(Dataset entries)
◆ ◆ ◆ ◆

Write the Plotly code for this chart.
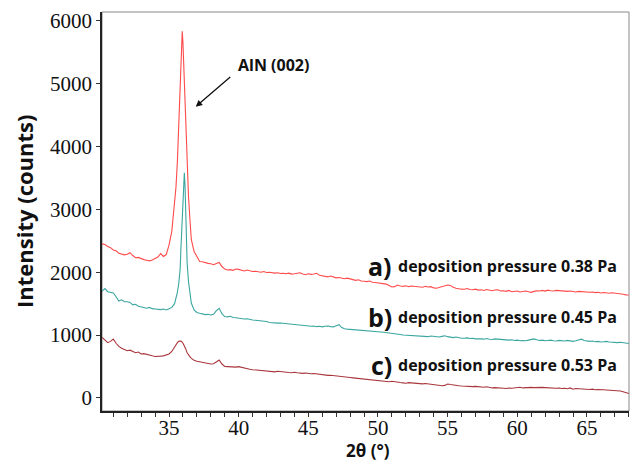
import numpy as np
import plotly.graph_objects as go

# 2theta sampling (scan grid): coarse baseline regions + fine peak region
two_theta_low = np.round(np.arange(30.2, 35.01, 0.2), 2)            # 25 pts
two_theta_peak = [35.2, 35.4, 35.5, 35.6, 35.7, 35.8, 35.85, 35.9, 35.95, 36.0,
                  36.05, 36.1, 36.15, 36.2, 36.3, 36.4, 36.5, 36.6, 36.8, 37.0]
two_theta_high = np.round(np.arange(37.2, 68.01, 0.2), 2)           # 155 pts
two_theta = list(two_theta_low) + two_theta_peak + list(two_theta_high)

# a) deposition pressure 0.38 Pa
a_low = [2450, 2440, 2410, 2390, 2353, 2340, 2300, 2290, 2275, 2285,
         2310, 2265, 2230, 2235, 2215, 2200, 2190, 2180, 2195, 2220,
         2240, 2295, 2250, 2280, 2430]
a_peak = [2650, 3050, 3350, 3750, 4450, 5100, 5450, 5700, 5830, 5650,
          5300, 5000, 4700, 4350, 3700, 3200, 2850, 2520, 2330, 2250]
a_high = [2170, 2165, 2150, 2140, 2135, 2120, 2140, 2155, 2090, 2050,
          2035, 2040, 2030, 2050, 2045, 2030, 2020, 2035, 2024, 2010,
          2015, 2005, 2000, 2010, 1995, 2000, 1990, 1985, 1992, 1980,
          1982, 1975, 1985, 1970, 1975, 1985, 1990, 1970, 1960, 1975,
          1965, 1970, 1982, 1950, 1940, 1935, 1925, 1940, 1929, 1910,
          1915, 1900, 1895, 1905, 1890, 1880, 1870, 1880, 1860, 1855,
          1850, 1860, 1840, 1835, 1830, 1825, 1820, 1810, 1790, 1765,
          1770, 1795, 1780, 1775, 1785, 1770, 1780, 1775, 1781, 1770,
          1760, 1775, 1765, 1770, 1750, 1744, 1755, 1770, 1785, 1797,
          1790, 1760, 1745, 1735, 1730, 1728, 1740, 1725, 1720, 1730,
          1715, 1720, 1710, 1725, 1715, 1705, 1717, 1720, 1700, 1705,
          1695, 1710, 1690, 1695, 1700, 1685, 1695, 1700, 1690, 1680,
          1695, 1705, 1700, 1710, 1700, 1715, 1705, 1700, 1710, 1705,
          1706, 1700, 1695, 1700, 1690, 1685, 1695, 1690, 1685, 1690,
          1680, 1685, 1675, 1680, 1670, 1678, 1672, 1665, 1674, 1670,
          1660, 1665, 1650, 1640, 1637]

# b) deposition pressure 0.45 Pa
b_low = [1700, 1740, 1690, 1680, 1670, 1610, 1540, 1560, 1530, 1531,
         1520, 1480, 1490, 1460, 1445, 1430, 1426, 1440, 1420, 1415,
         1410, 1405, 1415, 1400, 1420]
b_peak = [1440, 1500, 1580, 1680, 1820, 2050, 2350, 2650, 2980, 3280,
          3480, 3580, 3380, 2900, 2150, 1850, 1620, 1510, 1400, 1360]
b_high = [1347, 1335, 1325, 1330, 1320, 1330, 1390, 1426, 1340, 1295,
          1290, 1300, 1280, 1275, 1267, 1270, 1255, 1260, 1245, 1240,
          1235, 1229, 1232, 1220, 1215, 1200, 1195, 1187, 1190, 1192,
          1187, 1185, 1175, 1180, 1170, 1160, 1165, 1150, 1155, 1145,
          1140, 1145, 1134, 1140, 1130, 1140, 1145, 1135, 1130, 1150,
          1165, 1120, 1100, 1095, 1092, 1090, 1085, 1080, 1081, 1075,
          1070, 1065, 1068, 1060, 1054, 1050, 1045, 1040, 1030, 1035,
          1028, 1015, 1010, 1002, 1000, 995, 990, 985, 990, 986,
          985, 980, 975, 986, 980, 975, 970, 980, 990, 975,
          965, 960, 970, 955, 950, 949, 955, 945, 950, 940,
          945, 940, 935, 945, 933, 930, 940, 935, 930, 925,
          930, 920, 925, 915, 920, 911, 915, 910, 920, 930,
          940, 925, 915, 920, 910, 915, 920, 910, 905, 915,
          910, 905, 915, 905, 900, 910, 920, 935, 915, 905,
          900, 905, 895, 900, 890, 895, 900, 890, 885, 890,
          880, 885, 875, 870, 865]

# c) deposition pressure 0.53 Pa
c_low = [965, 930, 880, 900, 935, 870, 820, 790, 765, 752,
         760, 740, 720, 730, 700, 705, 690, 680, 670, 660,
         657, 665, 670, 680, 700]
c_peak = [740, 820, 860, 880, 900, 910, 905, 900, 890, 870,
          850, 830, 810, 780, 720, 680, 657, 630, 600, 585]
c_high = [577, 570, 560, 550, 540, 545, 580, 604, 540, 500,
          498, 495, 500, 490, 498, 485, 480, 470, 456, 450,
          445, 448, 440, 430, 425, 420, 418, 415, 425, 418,
          410, 412, 405, 402, 410, 400, 395, 392, 398, 390,
          385, 390, 382, 375, 370, 366, 360, 362, 355, 350,
          345, 340, 335, 330, 325, 320, 315, 313, 310, 305,
          300, 297, 290, 285, 280, 275, 270, 265, 259, 265,
          255, 250, 245, 240, 235, 244, 240, 235, 230, 228,
          225, 230, 223, 215, 210, 205, 200, 195, 200, 223,
          215, 205, 200, 195, 190, 185, 188, 182, 180, 185,
          180, 175, 170, 178, 165, 160, 165, 158, 160, 155,
          150, 158, 154, 160, 165, 170, 160, 165, 170, 168,
          165, 170, 172, 168, 165, 160, 155, 160, 154, 158,
          150, 155, 148, 160, 140, 150, 145, 140, 145, 140,
          135, 140, 130, 135, 128, 130, 127, 125, 128, 120,
          115, 110, 100, 85, 70]

series_a = a_low + a_peak + a_high
series_b = b_low + b_peak + b_high
series_c = c_low + c_peak + c_high

series_names = ["deposition pressure 0.38 Pa", "deposition pressure 0.45 Pa",
                "deposition pressure 0.53 Pa"]
series_letters = ["a)", "b)", "c)"]
series_colors = ["#FF4A4A", "#3AA6A0", "#A8363C"]
label_levels = [2099, 1293, 525]

x_ticks = [35, 40, 45, 50, 55, 60, 65]
y_ticks = [0, 1000, 2000, 3000, 4000, 5000, 6000]

fig = go.Figure()
for vals, name, col in zip([series_a, series_b, series_c], series_names, series_colors):
    fig.add_trace(go.Scatter(x=two_theta, y=vals, mode="lines", name=name,
                             line=dict(color=col, width=1.1), showlegend=False))

serif = "Liberation Serif, Times New Roman, serif"
sans = "Open Sans, Liberation Sans, sans-serif"

fig.update_layout(
    width=632, height=463,
    margin=dict(l=102, r=3, t=12, b=52),
    paper_bgcolor="white", plot_bgcolor="white",
    xaxis=dict(range=[30.19, 68.02], tickvals=x_ticks, ticktext=[str(v) for v in x_ticks],
               ticks="outside", ticklen=4, tickwidth=1, tickcolor="#333",
               ticklabelstandoff=-7,
               showline=True, linecolor="#222", linewidth=1.5, showgrid=False, zeroline=False,
               tickfont=dict(family=serif, size=21, color="#111"),
               minor=dict(dtick=1, tick0=30, ticks="outside", ticklen=4, tickcolor="#333",
                          showgrid=False)),
    yaxis=dict(range=[-207, 6137], tickvals=y_ticks, ticks="outside", ticklen=4,
               tickwidth=1, tickcolor="#333",
               showline=True, linecolor="#222", linewidth=1.5, showgrid=False, zeroline=False,
               tickfont=dict(family=serif, size=21, color="#111")),
)

fig.add_shape(type="rect", xref="paper", yref="paper", x0=0, y0=0, x1=1, y1=1,
              line=dict(color="#888", width=1), layer="below")

ann = []
# axis titles
ann.append(dict(text="<b>2θ (°)</b>", xref="paper", yref="paper", x=(368 - 102) / 527,
                y=-(450 - 411) / 399, xanchor="center", yanchor="middle", showarrow=False,
                borderpad=0, font=dict(family=sans, size=17, color="#111")))
ann.append(dict(text="<b>Intensity (counts)</b>", xref="paper", yref="paper",
                x=-(102 - 24) / 527, y=(411 - 212) / 399, xanchor="center", yanchor="middle",
                textangle=-90, showarrow=False, font=dict(family=sans, size=22, color="#111")))
# peak label and arrow
ann.append(dict(text="<b>AlN (002)</b>", x=42.47, y=5294, xanchor="center", yanchor="middle",
                showarrow=False, font=dict(family=sans, size=16, color="#111")))
ann.append(dict(text="", x=36.92, y=4631, ax=36, ay=-31, axref="pixel", ayref="pixel",
                showarrow=True, arrowhead=2, arrowsize=1, arrowwidth=1.3, arrowcolor="#111",
                standoff=0))
# series labels
for letter, name, lvl in zip(series_letters, series_names, label_levels):
    ann.append(dict(text="<b>" + letter + "</b>", x=51.17, y=lvl, xanchor="right",
                    yanchor="middle", showarrow=False,
                    font=dict(family=sans, size=25, color="#111")))
    ann.append(dict(text="<b>" + name + "</b>", x=51.3, y=lvl, xanchor="left",
                    yanchor="middle", showarrow=False,
                    font=dict(family=sans, size=16, color="#111")))
fig.update_layout(annotations=ann)

fig.write_html("out.html", config={"displayModeBar": False},
               post_script="document.body.style.margin='0';document.body.style.padding='0';"
                           "document.documentElement.style.overflow='hidden';")
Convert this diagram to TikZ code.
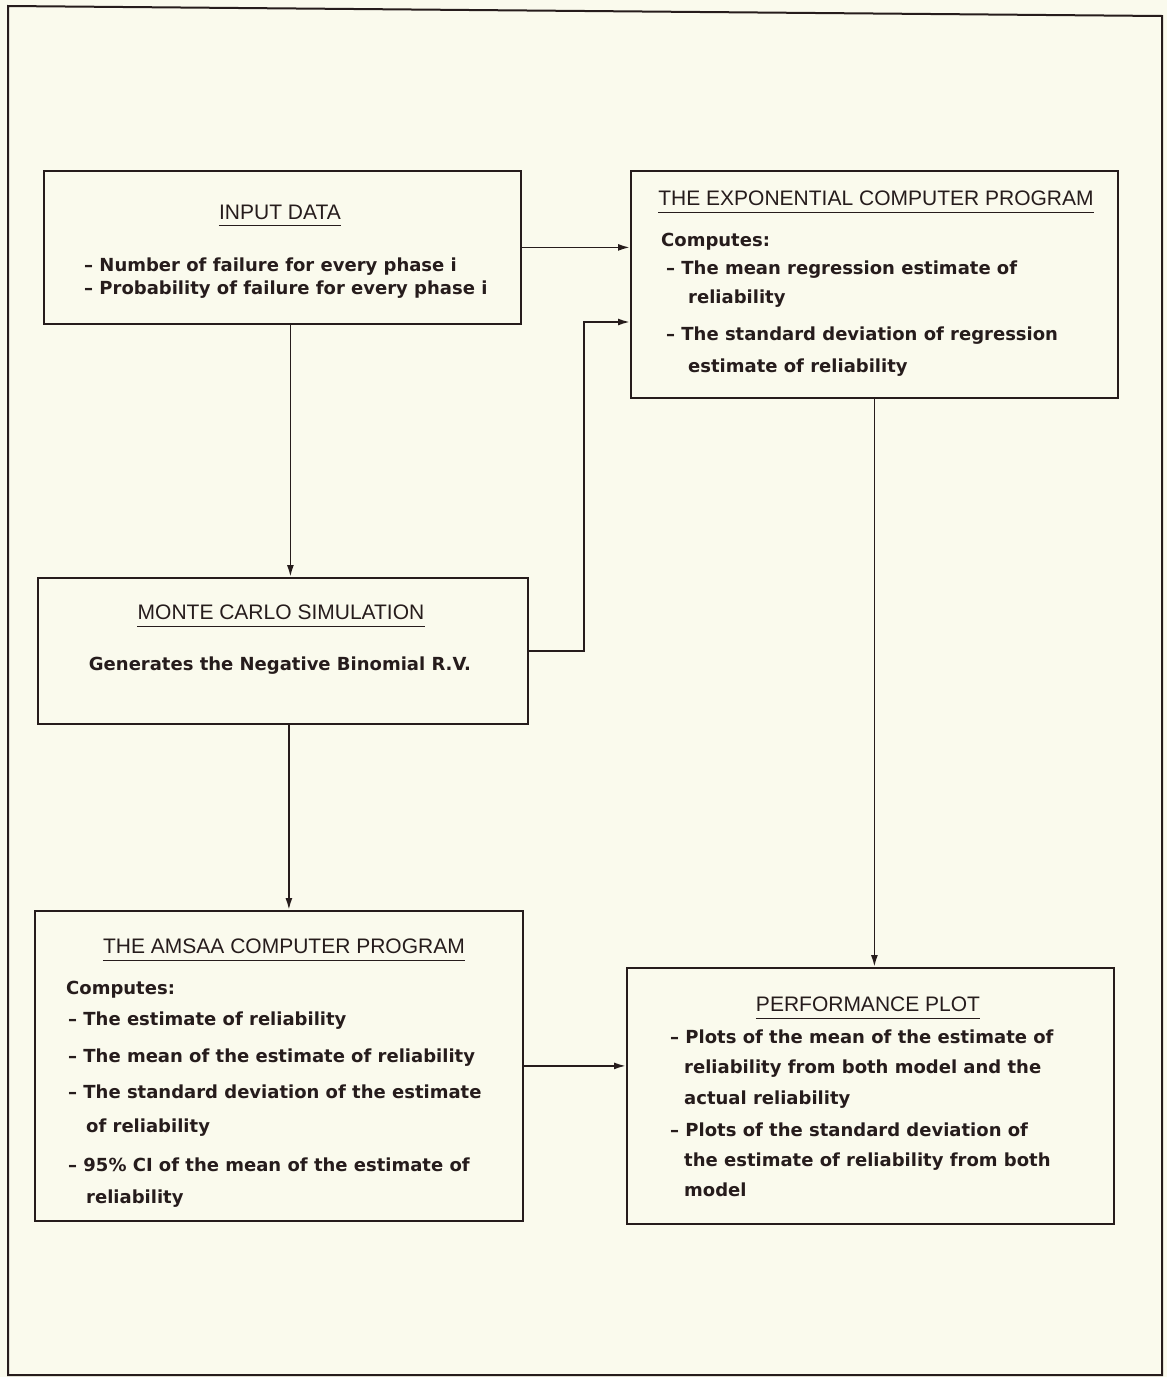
\documentclass[tikz,border=0pt]{standalone}
\usepackage{fontspec}
\setmainfont{DejaVu Sans}
\newfontfamily\titlefont{Liberation Sans}
\usetikzlibrary{arrows.meta}
\definecolor{paper}{RGB}{250,250,237}
\definecolor{ink}{RGB}{38,28,28}
\begin{document}
\begin{tikzpicture}[x=1pt,y=-1pt,
  box/.style={draw=ink, line width=1.8pt, inner sep=0pt, anchor=north west},
  ttl/.style={font=\titlefont\fontsize{21}{24}\selectfont, inner sep=0pt, text=ink},
  body/.style={font=\bfseries\fontsize{18}{22}\selectfont, inner sep=0pt, anchor=base west, text=ink},
  bodyc/.style={body, anchor=base},
  uline/.style={draw=ink, line width=1.5pt},
  arr/.style={draw=ink, line width=1.8pt, -{Latex[length=12pt,width=7pt]}},
  frm/.style={draw=ink, line width=2pt}]
\useasboundingbox (0,0) rectangle (1167,1377);
\fill[paper] (0,0) rectangle (1167,1377);
\draw[frm] (8,6) -- (1162,16) -- (1162,1375) -- (8,1375) -- cycle;

% boxes
\node[box, minimum width=477pt, minimum height=153pt] (inp) at (43,170) {};
\node[box, minimum width=487pt, minimum height=227pt] (exp) at (630,170) {};
\node[box, minimum width=490pt, minimum height=146pt] (mc) at (37,577) {};
\node[box, minimum width=488pt, minimum height=310pt] (ams) at (34,910) {};
\node[box, minimum width=487pt, minimum height=256pt] (perf) at (626,967) {};

% INPUT DATA
\node[ttl] (inpT) at (280,212) {INPUT DATA};
\draw[uline] ([yshift=-6pt]inpT.south west) -- ([yshift=-6pt]inpT.south east);
\node[body] (inp1) at (84,271) {\textendash\ Number of failure for every phase i};
\node[body] (inp2) at (84,294) {\textendash\ Probability of failure for every phase i};

% EXPONENTIAL
\node[ttl] (expT) at (876,198) {THE EXPONENTIAL COMPUTER PROGRAM};
\draw[uline] ([yshift=-7pt]expT.south west) -- ([yshift=-7pt]expT.south east);
\node[body] (exp0) at (661,246) {Computes:};
\node[body] (exp1) at (666,274) {\textendash\ The mean regression estimate of};
\node[body] (exp2) at (688,303) {reliability};
\node[body] (exp3) at (666,340) {\textendash\ The standard deviation of regression};
\node[body] (exp4) at (688,372) {estimate of reliability};

% MONTE CARLO
\node[ttl] (mcT) at (281,612) {MONTE CARLO SIMULATION};
\draw[uline] ([yshift=-7pt]mcT.south west) -- ([yshift=-7pt]mcT.south east);
\node[bodyc] (mc1) at (280,670) {Generates the Negative Binomial R.V.};

% AMSAA
\node[ttl] (amsT) at (284,946) {THE AMSAA COMPUTER PROGRAM};
\draw[uline] ([yshift=-7pt]amsT.south west) -- ([yshift=-7pt]amsT.south east);
\node[body] (ams0) at (66,994) {Computes:};
\node[body] (ams1) at (68,1025) {\textendash\ The estimate of reliability};
\node[body] (ams2) at (68,1062) {\textendash\ The mean of the estimate of reliability};
\node[body] (ams3) at (68,1098) {\textendash\ The standard deviation of the estimate};
\node[body] (ams4) at (86,1132) {of reliability};
\node[body] (ams5) at (68,1171) {\textendash\ 95\% CI of the mean of the estimate of};
\node[body] (ams6) at (86,1203) {reliability};

% PERFORMANCE
\node[ttl] (perfT) at (868,1004) {PERFORMANCE PLOT};
\draw[uline] ([yshift=-7pt]perfT.south west) -- ([yshift=-7pt]perfT.south east);
\node[body] (perf1) at (670,1043) {\textendash\ Plots of the mean of the estimate of};
\node[body] (perf2) at (684,1073) {reliability from both model and the};
\node[body] (perf3) at (684,1104) {actual reliability};
\node[body] (perf4) at (670,1136) {\textendash\ Plots of the standard deviation of};
\node[body] (perf5) at (684,1166) {the estimate of reliability from both};
\node[body] (perf6) at (684,1196) {model};

% connectors
\draw[arr] (inp.east) -- (inp.east -| exp.west);
\coordinate (j) at (584,322);
\draw[arr] (mc.east) -- (mc.east -| j) -- (j) -- (j -| exp.west);
\draw[arr] ([xshift=8pt]inp.south) -- ([xshift=8pt]inp.south |- mc.north);
\draw[arr] ([xshift=6pt]mc.south) -- ([xshift=6pt]mc.south |- ams.north);
\draw[arr] (exp.south) -- (exp.south |- perf.north);
\draw[arr] (ams.east) -- (ams.east -| perf.west);
\end{tikzpicture}
\end{document}
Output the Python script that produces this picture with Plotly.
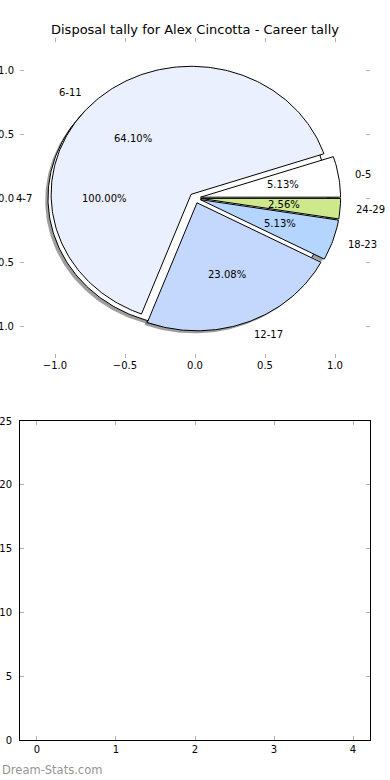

◆ ◆ ◆ ◆

# [Stated task]
Give the lines again word for word, from the start of the records to the line holding "1660, 1665, 1650, 1640, 1637]", both included, and leave out any picture.

# [Solution for this problem]
Write the Plotly code for this chart.
import numpy as np
import plotly.graph_objects as go

# 2theta sampling (scan grid): coarse baseline regions + fine peak region
two_theta_low = np.round(np.arange(30.2, 35.01, 0.2), 2)            # 25 pts
two_theta_peak = [35.2, 35.4, 35.5, 35.6, 35.7, 35.8, 35.85, 35.9, 35.95, 36.0,
                  36.05, 36.1, 36.15, 36.2, 36.3, 36.4, 36.5, 36.6, 36.8, 37.0]
two_theta_high = np.round(np.arange(37.2, 68.01, 0.2), 2)           # 155 pts
two_theta = list(two_theta_low) + two_theta_peak + list(two_theta_high)

# a) deposition pressure 0.38 Pa
a_low = [2450, 2440, 2410, 2390, 2353, 2340, 2300, 2290, 2275, 2285,
         2310, 2265, 2230, 2235, 2215, 2200, 2190, 2180, 2195, 2220,
         2240, 2295, 2250, 2280, 2430]
a_peak = [2650, 3050, 3350, 3750, 4450, 5100, 5450, 5700, 5830, 5650,
          5300, 5000, 4700, 4350, 3700, 3200, 2850, 2520, 2330, 2250]
a_high = [2170, 2165, 2150, 2140, 2135, 2120, 2140, 2155, 2090, 2050,
          2035, 2040, 2030, 2050, 2045, 2030, 2020, 2035, 2024, 2010,
          2015, 2005, 2000, 2010, 1995, 2000, 1990, 1985, 1992, 1980,
          1982, 1975, 1985, 1970, 1975, 1985, 1990, 1970, 1960, 1975,
          1965, 1970, 1982, 1950, 1940, 1935, 1925, 1940, 1929, 1910,
          1915, 1900, 1895, 1905, 1890, 1880, 1870, 1880, 1860, 1855,
          1850, 1860, 1840, 1835, 1830, 1825, 1820, 1810, 1790, 1765,
          1770, 1795, 1780, 1775, 1785, 1770, 1780, 1775, 1781, 1770,
          1760, 1775, 1765, 1770, 1750, 1744, 1755, 1770, 1785, 1797,
          1790, 1760, 1745, 1735, 1730, 1728, 1740, 1725, 1720, 1730,
          1715, 1720, 1710, 1725, 1715, 1705, 1717, 1720, 1700, 1705,
          1695, 1710, 1690, 1695, 1700, 1685, 1695, 1700, 1690, 1680,
          1695, 1705, 1700, 1710, 1700, 1715, 1705, 1700, 1710, 1705,
          1706, 1700, 1695, 1700, 1690, 1685, 1695, 1690, 1685, 1690,
          1680, 1685, 1675, 1680, 1670, 1678, 1672, 1665, 1674, 1670,
          1660, 1665, 1650, 1640, 1637]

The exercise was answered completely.